The silk-voiced Bridges represents a delightful counterprogramming of sorts — a retro persona and vintage throwback sound. Internet buzz and a breakout SXSW performance have led us to this, a place where the release of debut album Coming Home is already being primed as a best-of-2015 candidate.
 
To hear Bridges tell it, the clean-cut '60s soul and blues aesthetic is just his truthful methodology. "Listening to classic gospel and R&B, I felt that I really connected to it, especially me being a young black man. And I asked myself, 'Why aren't any other brothers doing this now?'"
 
He claims to have only just learned guitar about four years ago — "I didn't know what chords to use" — and the first song he wrote was the album's smooth title track.
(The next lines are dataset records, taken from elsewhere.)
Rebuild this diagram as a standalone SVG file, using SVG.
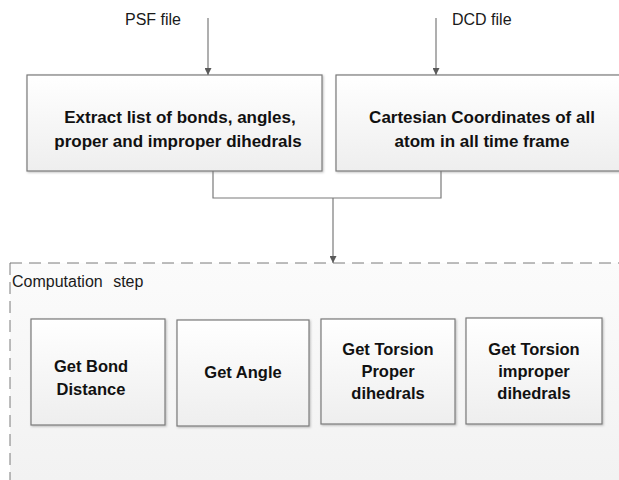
<svg xmlns="http://www.w3.org/2000/svg" width="619" height="480" viewBox="0 0 619 480">
  <defs>
    <linearGradient id="boxfill" x1="0" y1="0" x2="0" y2="1">
      <stop offset="0" stop-color="#ffffff"/>
      <stop offset="1" stop-color="#eeeeee"/>
    </linearGradient>
    <linearGradient id="areafill" x1="0" y1="0" x2="0" y2="1">
      <stop offset="0" stop-color="#fbfbfb"/>
      <stop offset="1" stop-color="#f1f1f1"/>
    </linearGradient>
    <filter id="shadow" x="-10%" y="-10%" width="120%" height="120%">
      <feDropShadow dx="1" dy="1" stdDeviation="0.8" flood-color="#000" flood-opacity="0.25"/>
    </filter>
    <marker id="arrow" viewBox="0 0 10 10" refX="10" refY="5" markerWidth="7" markerHeight="7" markerUnits="userSpaceOnUse" orient="auto">
      <path d="M0,0 L10,5 L0,10 z" fill="#5a5a5a"/>
    </marker>
  </defs>
  <style>
    .box { fill: url(#boxfill); stroke: #7a7a7a; stroke-width: 1.2; filter: url(#shadow); }
    .label { font-family: "Liberation Sans", Arial, sans-serif; font-size: 16px; fill: #1a1a1a; }
    .bold { font-family: "Liberation Sans", Arial, sans-serif; font-weight: bold; font-size: 16.5px; fill: #111111; text-anchor: middle; }
    .big { font-size: 17px; }
    .conn { fill: none; stroke: #7a7a7a; stroke-width: 1.2; }
  </style>
  <rect width="619" height="480" fill="#ffffff"/>

  <g id="computation-area">
    <rect x="10" y="263" width="640" height="240" fill="url(#areafill)" stroke="#7a7a7a" stroke-width="1" stroke-dasharray="12 7"/>
    <text class="label" x="12" y="287" font-size="17" word-spacing="6">Computation step</text>
  </g>

  <g id="psf-label">
    <text class="label" x="125" y="25">PSF file</text>
  </g>
  <g id="dcd-label">
    <text class="label" x="452" y="25">DCD file</text>
  </g>

  <g id="extract">
    <rect class="box" x="27" y="75" width="295" height="96"/>
    <text class="bold big" x="180" y="123">Extract list of bonds, angles,</text>
    <text class="bold big" x="178" y="147">proper and improper dihedrals</text>
  </g>

  <g id="cartesian">
    <rect class="box" x="336" y="75" width="300" height="96"/>
    <text class="bold big" x="482" y="123">Cartesian Coordinates of all</text>
    <text class="bold big" x="482" y="147">atom in all time frame</text>
  </g>

  <g id="bond">
    <rect class="box" x="31" y="319" width="134" height="106"/>
    <text class="bold" x="91" y="372">Get Bond</text>
    <text class="bold" x="91" y="395">Distance</text>
  </g>

  <g id="angle">
    <rect class="box" x="177" y="320" width="132" height="106"/>
    <text class="bold" x="243" y="378">Get Angle</text>
  </g>

  <g id="proper">
    <rect class="box" x="321" y="319" width="134" height="105"/>
    <text class="bold" x="388" y="355">Get Torsion</text>
    <text class="bold" x="388" y="377">Proper</text>
    <text class="bold" x="388" y="399">dihedrals</text>
  </g>

  <g id="improper">
    <rect class="box" x="466" y="318" width="136" height="106"/>
    <text class="bold" x="534" y="355">Get Torsion</text>
    <text class="bold" x="534" y="377">improper</text>
    <text class="bold" x="534" y="399">dihedrals</text>
  </g>

  <g id="connectors">
    <line class="conn" x1="208" y1="18" x2="208" y2="75" marker-end="url(#arrow)"/>
    <line class="conn" x1="436" y1="18" x2="436" y2="75" marker-end="url(#arrow)"/>
    <polyline class="conn" points="213,171 213,198 441,198 441,171"/>
    <line class="conn" x1="333" y1="198" x2="333" y2="263" marker-end="url(#arrow)"/>
  </g>
</svg>
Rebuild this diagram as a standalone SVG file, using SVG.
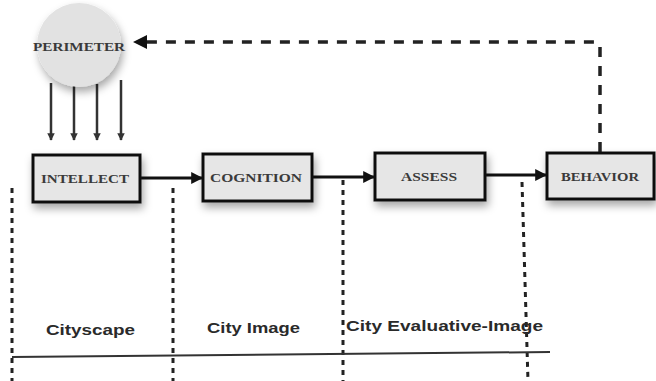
<svg xmlns="http://www.w3.org/2000/svg" width="656" height="381" viewBox="0 0 656 381">
<defs>
<style>
.box{fill:#e6e6e6;stroke:#111;stroke-width:3}
.bt{font-family:"Liberation Serif",serif;font-weight:bold;font-size:13px;fill:#3a3a3a;text-anchor:middle;dominant-baseline:central}
.lab{font-family:"Liberation Sans",Arial,sans-serif;font-weight:bold;font-size:15px;fill:#2a2a2a;dominant-baseline:central}
.flow{stroke:#111;stroke-width:3;fill:none}
.down{stroke:#333;stroke-width:2.5;fill:none}
.vd{stroke:#222;stroke-width:3;stroke-dasharray:5 5;fill:none}
.fb{stroke:#222;stroke-width:3.5;stroke-dasharray:10 9;fill:none}
</style>
<filter id="sh" x="-30%" y="-30%" width="160%" height="170%">
<feDropShadow dx="2" dy="5" stdDeviation="4" flood-color="#000" flood-opacity="0.35"/>
</filter>
<marker id="ah" viewBox="0 0 10 10" refX="9" refY="5" markerWidth="4" markerHeight="4" orient="auto" markerUnits="strokeWidth">
<path d="M0,0 L10,5 L0,10 z" fill="#111"/>
</marker>
<marker id="ad" viewBox="0 0 10 10" refX="9" refY="5" markerWidth="3" markerHeight="3" orient="auto" markerUnits="strokeWidth">
<path d="M0,0 L10,5 L0,10 z" fill="#333"/>
</marker>
</defs>
<g id="connectors">
<line class="down" x1="51" y1="83" x2="51" y2="140" marker-end="url(#ad)"/>
<line class="down" x1="74" y1="86" x2="74" y2="140" marker-end="url(#ad)"/>
<line class="down" x1="97" y1="84" x2="97" y2="140" marker-end="url(#ad)"/>
<line class="down" x1="121" y1="80" x2="121" y2="140" marker-end="url(#ad)"/>
<line class="flow" x1="141" y1="178" x2="202" y2="178" marker-end="url(#ah)"/>
<line class="flow" x1="313" y1="177" x2="374" y2="177" marker-end="url(#ah)"/>
<line class="flow" x1="486" y1="175" x2="546" y2="175" marker-end="url(#ah)"/>
<path class="fb" d="M600,152 V47 Q600,42 595,42 H146"/>
<path d="M133,42 L147,35 L147,49 z" fill="#111"/>
<line class="vd" x1="12" y1="188" x2="12" y2="381"/>
<line class="vd" x1="173" y1="188" x2="173" y2="381"/>
<line class="vd" x1="343" y1="180" x2="343" y2="381"/>
<line class="vd" x1="522" y1="182" x2="528" y2="381"/>
<path d="M12,357 L550,352" stroke="#333" stroke-width="2" fill="none"/>
</g>
<g id="perimeter">
<circle cx="79" cy="45" r="42" fill="#e2e2e2" filter="url(#sh)"/>
<text class="bt" x="79" y="46" textLength="92" lengthAdjust="spacingAndGlyphs">PERIMETER</text>
</g>
<g id="intellect">
<rect class="box" x="33" y="155" width="107" height="47" filter="url(#sh)"/>
<text class="bt" x="85" y="178" textLength="88" lengthAdjust="spacingAndGlyphs">INTELLECT</text>
</g>
<g id="cognition">
<rect class="box" x="203" y="154" width="109" height="47" filter="url(#sh)"/>
<text class="bt" x="256" y="177" textLength="92" lengthAdjust="spacingAndGlyphs">COGNITION</text>
</g>
<g id="assess">
<rect class="box" x="375" y="153" width="110" height="47" filter="url(#sh)"/>
<text class="bt" x="429" y="176" textLength="56" lengthAdjust="spacingAndGlyphs">ASSESS</text>
</g>
<g id="behavior">
<rect class="box" x="547" y="153" width="107" height="46" filter="url(#sh)"/>
<text class="bt" x="600" y="176" textLength="78" lengthAdjust="spacingAndGlyphs">BEHAVIOR</text>
</g>
<g id="labels">
<text class="lab" x="46" y="329" textLength="89" lengthAdjust="spacingAndGlyphs">Cityscape</text>
<text class="lab" x="207" y="327" textLength="93" lengthAdjust="spacingAndGlyphs">City Image</text>
<text class="lab" x="346" y="325" textLength="197" lengthAdjust="spacingAndGlyphs">City Evaluative-Image</text>
</g>
</svg>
It was after penning "Lisa Sawyer" (about his mother) when a friend mentioned how much it sounded like Cooke.  At the time, he hadn't made the connection, but it finally clicked that this is the sound he should be exploring.
 
"When I first started writing four years ago, I was really into a lot of underground hip-hop, and mostly spiritual lyricists. I took a lot of phrasing and storytelling from that. Right now I like stuff like Young Thug and Drake. Going back, I love Bobby Womack, Van Morrison, Neil Young. A lot of the current stuff I listen to today is not necessarily my sound, but I'm down for whatever makes me feel good."
 
This project sees Bridges cleave to an old-school sensibility, down to recording to tape on vintage analog studio equipment. With the new album and a North American tour locked down, it's safe to say he's come some ways from washing dishes.
 
Moving forward, maturity and personal experience will serve to further the patina of authenticity in the 25-year-old's approach. "I want people to see an honesty within me. I'm not trying to be the next Sam Cooke or Otis Redding. I'm not trying to compete with any other revival soul acts. It's just Leon Bridges, a kid from Fort Worth trying to be himself and give people hope. It's great music to dance to and just love."